Bajo esta identificación del posible gasto directo de la “reconstrucción” de la vivienda, habría que agregar otros gastos para la provisión de servicios públicos, de ser el caso, como agua, pavimentación, energía eléctrica, entre otros. En general, ambos tipos de gastos son netamente de capital o de inversión, por lo que deberían ser amortizados o depreciados a lo largo de un amplio periodo de tiempo y asociados a su esperado efecto multiplicador, en empleo y producción, sobre el conjunto de la economía. Hecho, este último, que difícilmente se visualiza en el “matra” de la burocracia política federal.
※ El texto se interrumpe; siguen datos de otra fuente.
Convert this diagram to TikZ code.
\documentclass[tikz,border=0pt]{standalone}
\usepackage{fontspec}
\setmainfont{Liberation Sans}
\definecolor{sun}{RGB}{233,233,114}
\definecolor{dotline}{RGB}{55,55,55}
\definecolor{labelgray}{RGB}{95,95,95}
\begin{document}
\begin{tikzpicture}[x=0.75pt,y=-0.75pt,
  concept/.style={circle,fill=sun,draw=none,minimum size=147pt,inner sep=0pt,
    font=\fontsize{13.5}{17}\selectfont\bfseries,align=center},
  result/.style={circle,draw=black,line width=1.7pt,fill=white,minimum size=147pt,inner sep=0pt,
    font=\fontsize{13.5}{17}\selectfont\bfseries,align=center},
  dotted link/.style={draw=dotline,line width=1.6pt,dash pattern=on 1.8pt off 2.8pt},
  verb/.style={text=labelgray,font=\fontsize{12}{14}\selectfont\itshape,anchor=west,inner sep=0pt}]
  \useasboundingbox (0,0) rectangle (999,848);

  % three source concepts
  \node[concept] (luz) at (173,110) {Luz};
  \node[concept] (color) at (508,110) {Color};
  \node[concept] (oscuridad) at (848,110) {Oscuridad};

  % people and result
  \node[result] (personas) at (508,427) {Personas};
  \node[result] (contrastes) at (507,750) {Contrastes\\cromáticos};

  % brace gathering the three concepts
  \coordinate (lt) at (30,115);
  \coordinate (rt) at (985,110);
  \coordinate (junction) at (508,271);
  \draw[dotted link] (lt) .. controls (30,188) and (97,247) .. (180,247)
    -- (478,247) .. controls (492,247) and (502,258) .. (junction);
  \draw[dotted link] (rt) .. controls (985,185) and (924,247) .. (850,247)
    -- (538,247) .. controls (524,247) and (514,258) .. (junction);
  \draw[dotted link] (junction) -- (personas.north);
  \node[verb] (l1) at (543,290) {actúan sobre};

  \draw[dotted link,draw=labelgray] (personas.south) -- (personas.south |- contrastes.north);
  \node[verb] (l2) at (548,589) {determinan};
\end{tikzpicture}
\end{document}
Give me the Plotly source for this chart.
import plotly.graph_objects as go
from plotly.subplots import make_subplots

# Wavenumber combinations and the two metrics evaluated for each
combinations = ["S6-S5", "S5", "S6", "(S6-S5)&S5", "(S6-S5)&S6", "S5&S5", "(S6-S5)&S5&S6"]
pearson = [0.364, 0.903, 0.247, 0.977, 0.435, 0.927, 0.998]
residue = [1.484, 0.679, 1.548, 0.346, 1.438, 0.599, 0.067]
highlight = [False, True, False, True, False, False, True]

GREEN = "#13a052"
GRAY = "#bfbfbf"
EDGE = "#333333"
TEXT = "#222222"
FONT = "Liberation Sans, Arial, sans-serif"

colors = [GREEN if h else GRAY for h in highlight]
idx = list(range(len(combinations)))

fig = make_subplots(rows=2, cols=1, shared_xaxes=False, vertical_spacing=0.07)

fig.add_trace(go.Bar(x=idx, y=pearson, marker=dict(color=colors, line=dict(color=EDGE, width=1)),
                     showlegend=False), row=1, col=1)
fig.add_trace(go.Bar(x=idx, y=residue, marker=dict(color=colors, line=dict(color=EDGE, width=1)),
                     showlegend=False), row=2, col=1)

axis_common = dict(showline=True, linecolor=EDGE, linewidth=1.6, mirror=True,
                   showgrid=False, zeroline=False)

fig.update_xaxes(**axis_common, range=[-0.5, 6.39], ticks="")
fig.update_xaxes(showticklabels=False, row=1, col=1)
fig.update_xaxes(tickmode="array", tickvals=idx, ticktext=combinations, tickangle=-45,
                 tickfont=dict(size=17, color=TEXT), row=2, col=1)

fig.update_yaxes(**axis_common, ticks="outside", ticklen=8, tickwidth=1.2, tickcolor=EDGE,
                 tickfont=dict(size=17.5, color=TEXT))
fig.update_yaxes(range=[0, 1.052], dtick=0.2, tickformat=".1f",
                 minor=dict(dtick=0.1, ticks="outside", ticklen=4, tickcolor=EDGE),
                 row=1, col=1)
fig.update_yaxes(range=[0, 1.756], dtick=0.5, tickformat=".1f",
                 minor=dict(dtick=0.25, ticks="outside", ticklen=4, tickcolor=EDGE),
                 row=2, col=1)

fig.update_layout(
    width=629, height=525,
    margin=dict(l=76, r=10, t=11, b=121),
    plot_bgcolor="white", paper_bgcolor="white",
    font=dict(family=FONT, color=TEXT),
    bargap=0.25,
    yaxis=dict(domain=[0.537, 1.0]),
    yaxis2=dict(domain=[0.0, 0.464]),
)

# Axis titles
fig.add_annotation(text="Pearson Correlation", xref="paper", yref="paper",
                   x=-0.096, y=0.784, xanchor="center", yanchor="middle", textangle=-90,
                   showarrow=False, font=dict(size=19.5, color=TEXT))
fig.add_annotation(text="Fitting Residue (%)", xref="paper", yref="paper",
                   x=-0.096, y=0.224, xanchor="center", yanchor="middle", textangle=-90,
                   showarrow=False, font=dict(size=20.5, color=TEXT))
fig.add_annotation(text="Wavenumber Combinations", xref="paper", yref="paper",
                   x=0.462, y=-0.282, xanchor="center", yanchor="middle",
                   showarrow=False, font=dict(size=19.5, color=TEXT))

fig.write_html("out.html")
Así, la “economía convencional de la vivienda y la investigación económica virtualmente ignora las interacciones con la macroeconomía” (Leung, 2004). En contraste, convencionalmente, la construcción ha sido considerada por los economistas, como una “actividad motriz” (Schultze, 1965), dado que encadena una demanda de insumos y servicios de otras actividades productivas (Viernes 21 de junio de 2013, El ciclo económico de la vivienda y la crisis financiera, El Semanario). De la misma manera, la vivienda tiene un comportamiento asociado al ciclo económico general, con una expansión y contracción que pueden durar hasta treinta años, influidos, además, por los cambios en población, disponibilidad de créditos y viviendas vacantes. Así, es reconocido que la vivienda constituye una parte significativa tanto de la riqueza como del gasto de las familias.
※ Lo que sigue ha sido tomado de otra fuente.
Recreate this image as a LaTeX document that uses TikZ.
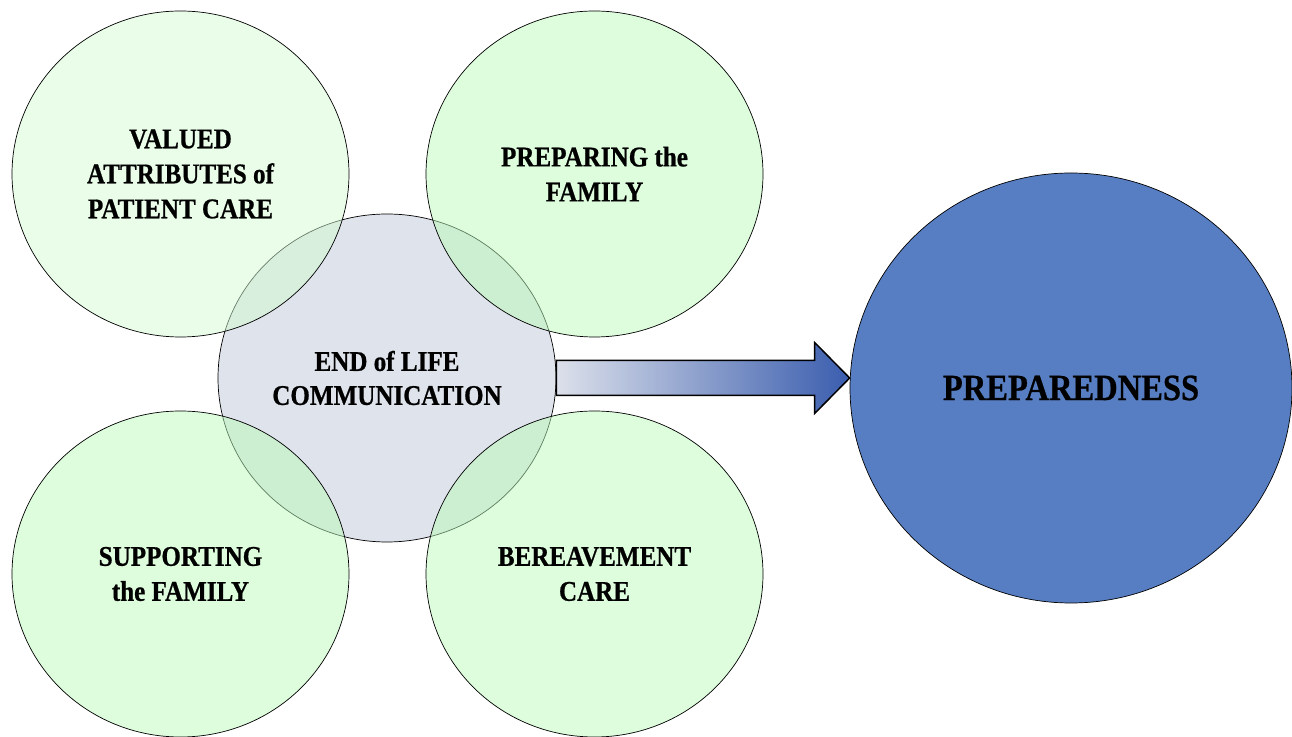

En el caso de Estados Unidos (USA), hace una década la cuenta del PIB en vivienda (housing GDP accounts) representaba 16.3% (Based on National Income and Product Accounts, 1/27/06, USA), del total de todos los bienes y servicios producidos en un año nacionalmente. Tal porcentaje del PIB explicaría por qué para fines de los años ochenta se estimaba que la vivienda constituía 50% del capital del país (Buckley, 1989). Dicho de otra manera, la mitad de la riqueza del vecino país se acumulaba en la vivienda.
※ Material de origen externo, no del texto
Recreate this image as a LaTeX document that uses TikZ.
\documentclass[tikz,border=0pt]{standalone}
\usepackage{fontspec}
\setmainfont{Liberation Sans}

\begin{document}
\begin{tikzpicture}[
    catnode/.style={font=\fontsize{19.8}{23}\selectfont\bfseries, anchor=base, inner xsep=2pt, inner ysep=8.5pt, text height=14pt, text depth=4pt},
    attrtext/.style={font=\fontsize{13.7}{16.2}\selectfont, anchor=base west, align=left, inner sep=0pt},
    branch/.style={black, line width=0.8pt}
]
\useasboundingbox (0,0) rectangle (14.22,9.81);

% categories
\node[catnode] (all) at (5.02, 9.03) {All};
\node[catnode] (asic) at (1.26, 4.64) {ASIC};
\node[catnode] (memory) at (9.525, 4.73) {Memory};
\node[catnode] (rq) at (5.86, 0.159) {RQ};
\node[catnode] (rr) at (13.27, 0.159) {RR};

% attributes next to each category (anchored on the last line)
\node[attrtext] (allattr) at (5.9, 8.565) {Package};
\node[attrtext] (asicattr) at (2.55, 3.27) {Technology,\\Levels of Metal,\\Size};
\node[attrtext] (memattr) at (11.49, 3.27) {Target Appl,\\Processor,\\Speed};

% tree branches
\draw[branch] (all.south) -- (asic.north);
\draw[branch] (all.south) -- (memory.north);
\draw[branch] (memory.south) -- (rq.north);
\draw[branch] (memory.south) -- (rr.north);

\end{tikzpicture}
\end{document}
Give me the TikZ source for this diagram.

En el caso de México, la vivienda ha sido estudiada mayormente desde el punto de vista social, considerándosele para fines del PIB como un componente más de la construcción, con una clara subestimación de su importancia económica. En México no existían mediciones adecuadas de la importancia macroeconómica de la vivienda hasta la realización, en 2006, de un estudio del INFONAVIT que evidenció que el gasto (consumo e inversión) de las familias en vivienda en 2000 fue 11.9% del PIB, en tanto representó 11.3% y 10.8% en el 2002 y 2004, respectivamente.
Más recientemente y a raíz del estudio del INFONAVIT, el INEGI dio a conocer que en 2012 la vivienda, como actividad económica medida en una cuenta satélite que permite captar entrecruzamientos económicos sectoriales, equivalía a 14.1% del PIB, imputando el pago de alquiler, e involucraba, por lo tanto, más 3 millones de empleos generados. Estas cifras evidencian la importancia económica nacional y regional que es de esperarse genere la “reconstrucción” de la vivienda, tanto por la demanda directa de insumos, como por la generación de empleo.
Ante la importancia social y económica de la vivienda, muchos desearíamos que nuestros funcionarios vean más allá de la emergencia y la “reconstrucción” física y tengan una visión estratégica, integral y equitativa para atender a nuestros compatriotas en estas horas bajas que vive México y que se ya prolongan por varios lustros. Siempre reconstruir, dice la sabiduría popular, es más difícil que construir; ojalá y no sea el caso para este país.